As the biographer of Sir Arnold Bax, I can resolve your correspondence concerning “incest and folkdancing” (letters, 16 February). The “sympathetic Scot” Bax mentioned in his autobiography, Farewell, My Youth, as first making this remark, was actually Guy Warrack (1900-86), then the principal conductor of the BBC Scottish Orchestra. He told me so himself, and his son John Warrack has confirmed it to me. John adds, “Bax and he were good friends; he stayed with us in Edinburgh, and was my younger brother’s godfather”.

Lewis Foreman

Rickmansworth, Hertfordshire

Buy now, and save

Logic suggests that this month’s unexpectedly low inflation figures are a blip unlikely to last more than a few weeks.
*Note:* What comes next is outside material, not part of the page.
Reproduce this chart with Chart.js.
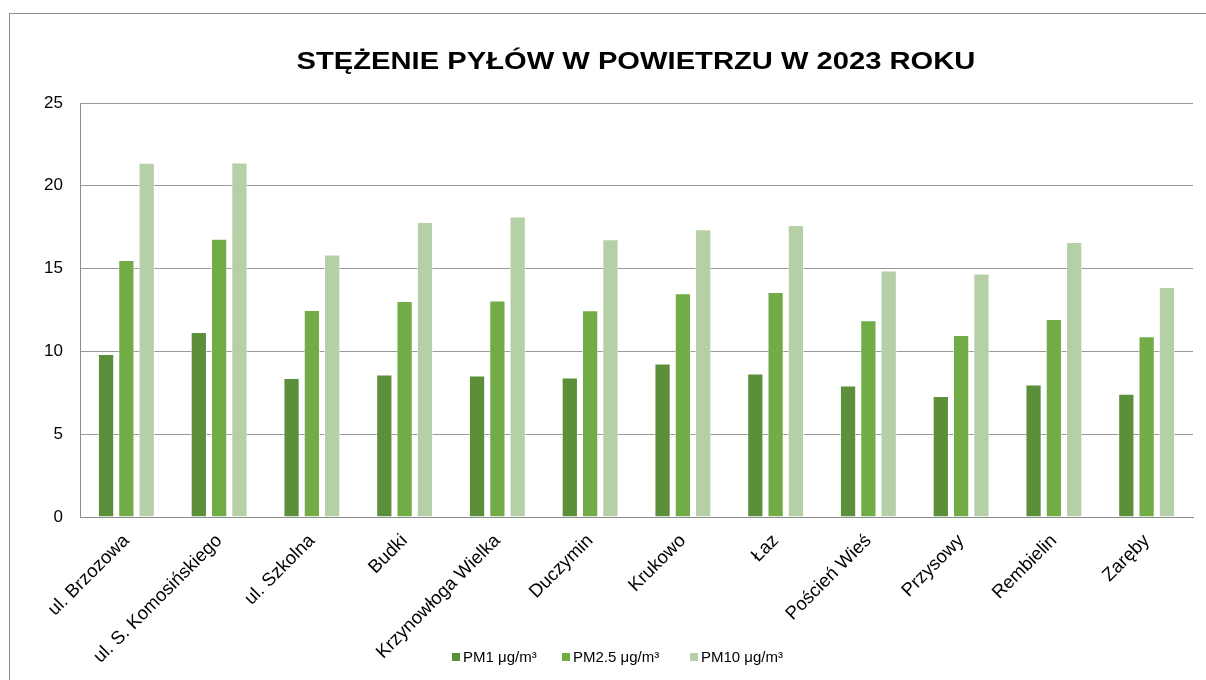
<!DOCTYPE html>
<html>
<head>
<meta charset="utf-8">
<script src="https://cdn.jsdelivr.net/npm/chart.js@4.4.1/dist/chart.umd.min.js"></script>
<style>
  html, body { margin: 0; padding: 0; background: #fff; }
  body { width: 1206px; height: 680px; position: relative; overflow: hidden; font-family: "Liberation Sans", Arial, sans-serif; }
  #frame { position: absolute; left: 9px; top: 13px; width: 1300px; height: 800px; border-left: 1px solid #8c8c8c; border-top: 1px solid #8c8c8c; }
  #wrap { position: absolute; left: 0; top: 0; width: 1206px; height: 680px; }
  #title { position: absolute; left: 0; width: 1272px; top: 46px; text-align: center; font-weight: bold; font-size: 24px; line-height: 30px; color: #000; transform: scaleX(1.215); transform-origin: 636px 0; white-space: nowrap; }
  .lg { position: absolute; top: 648px; font-size: 15px; line-height: 18px; color: #000; white-space: nowrap; }
  .lg i { display: inline-block; width: 8px; height: 8px; margin-right: 3px; vertical-align: 1px; }
</style>
</head>
<body>
<div id="frame"></div>
<div id="wrap"><canvas id="c" width="1206" height="680"></canvas></div>
<div id="title">STĘŻENIE PYŁÓW W POWIETRZU W 2023 ROKU</div>
<div id="legend"></div>
<script>
const categories = ["ul. Brzozowa", "ul. S. Komosińskiego", "ul. Szkolna", "Budki", "Krzynowłoga Wielka", "Duczymin", "Krukowo", "Łaz", "Poścień Wieś", "Przysowy", "Rembielin", "Zaręby"];
const pm1  = [9.84, 11.17, 8.39, 8.61, 8.55, 8.43, 9.27, 8.67, 7.94, 7.30, 8.00, 7.44];
const pm25 = [15.52, 16.81, 12.50, 13.04, 13.08, 12.48, 13.51, 13.59, 11.88, 10.99, 11.96, 10.91];
const pm10 = [21.39, 21.41, 15.85, 17.82, 18.15, 16.77, 17.38, 17.64, 14.88, 14.70, 16.61, 13.89];
const seriesNames = ["PM1 μg/m³", "PM2.5 μg/m³", "PM10 μg/m³"];
const seriesColors = ["#5b8f3a", "#71ac47", "#b5cfa7"];
const yTicks = [0, 5, 10, 15, 20, 25];

const FONT = "'Liberation Sans', Arial, sans-serif";
const values = [pm1, pm25, pm10];

new Chart(document.getElementById('c'), {
  type: 'bar',
  data: {
    labels: categories,
    datasets: seriesNames.map((n, i) => ({
      label: n,
      data: values[i],
      backgroundColor: seriesColors[i],
      borderColor: 'rgba(255,255,255,0.6)',
      borderWidth: 1,
      categoryPercentage: 0.657,
      barPercentage: 0.8
    }))
  },
  options: {
    responsive: false,
    animation: false,
    events: [],
    layout: { padding: { top: 103, right: 13, left: 0, bottom: 0 } },
    plugins: { legend: { display: false }, title: { display: false }, tooltip: { enabled: false } },
    scales: {
      x: {
        grid: { display: false },
        border: { display: true, color: '#8c8c8c', width: 1 },
        ticks: { color: '#000', font: { family: FONT, size: 18.5 }, minRotation: 45, maxRotation: 45, autoSkip: false, padding: 5, labelOffset: 0 },
        afterFit: s => { s.height = 163; }
      },
      y: {
        min: 0, max: 25,
        afterBuildTicks: s => { s.ticks = yTicks.map(v => ({ value: v })); },
        grid: { color: '#999999', lineWidth: 1, drawTicks: false },
        border: { display: true, color: '#8c8c8c', width: 1 },
        ticks: { color: '#000', font: { family: FONT, size: 17 }, padding: 17 },
        afterFit: s => { s.width = 80; }
      }
    }
  }
});

// Legend (HTML) from series arrays
const legendX = [452, 562, 690];
const lg = document.getElementById('legend');
seriesNames.forEach((n, i) => {
  const d = document.createElement('div');
  d.className = 'lg';
  d.style.left = legendX[i] + 'px';
  const sq = document.createElement('i');
  sq.style.background = seriesColors[i];
  d.appendChild(sq);
  d.appendChild(document.createTextNode(n));
  lg.appendChild(d);
});
</script>
</body>
</html>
Traders desperate for cashflow are selling off at cost old stock bought when the pound was high against the dollar and the euro. When this is gone, imported food and consumer goods will cost nearly half as much again because of the devaluation of sterling. If you plan to buy something imported, and you can afford it, buy now because things will not be as cheap again in the foreseeable future.

David Burton

Wellington, Shropshire

Share the blame

As an Englishman who has lived most of his life in Scotland, I have never experienced “the almost pathological suspicion” which, Dominic Lawson asserts, “a very large number of Scots have of the English”(Opinion, 17 February). With most of my fellow countrymen, I thought the banking crisis was caused by irresponsible capitalists poorly controlled by politicians from all parts of the UK and beyond. Now we have been put right by Mr Lawson. At least he’s not blaming the Jews, the blacks, gay or disabled people, just the Scots. So that’s all right then.

Paul Bassett

Glasgow

Darn right

Brian Cooke (letters, 19 February) is mystified by the word “dang”. It’s actually one of the euphemisms used by overly-Christian folk in the US for the too forthright “damn”, just as “Gee” is a safe substitute for God. Can’t help him on the temperature of dang/damn, though, unless it’s related to the level of heat in Heck.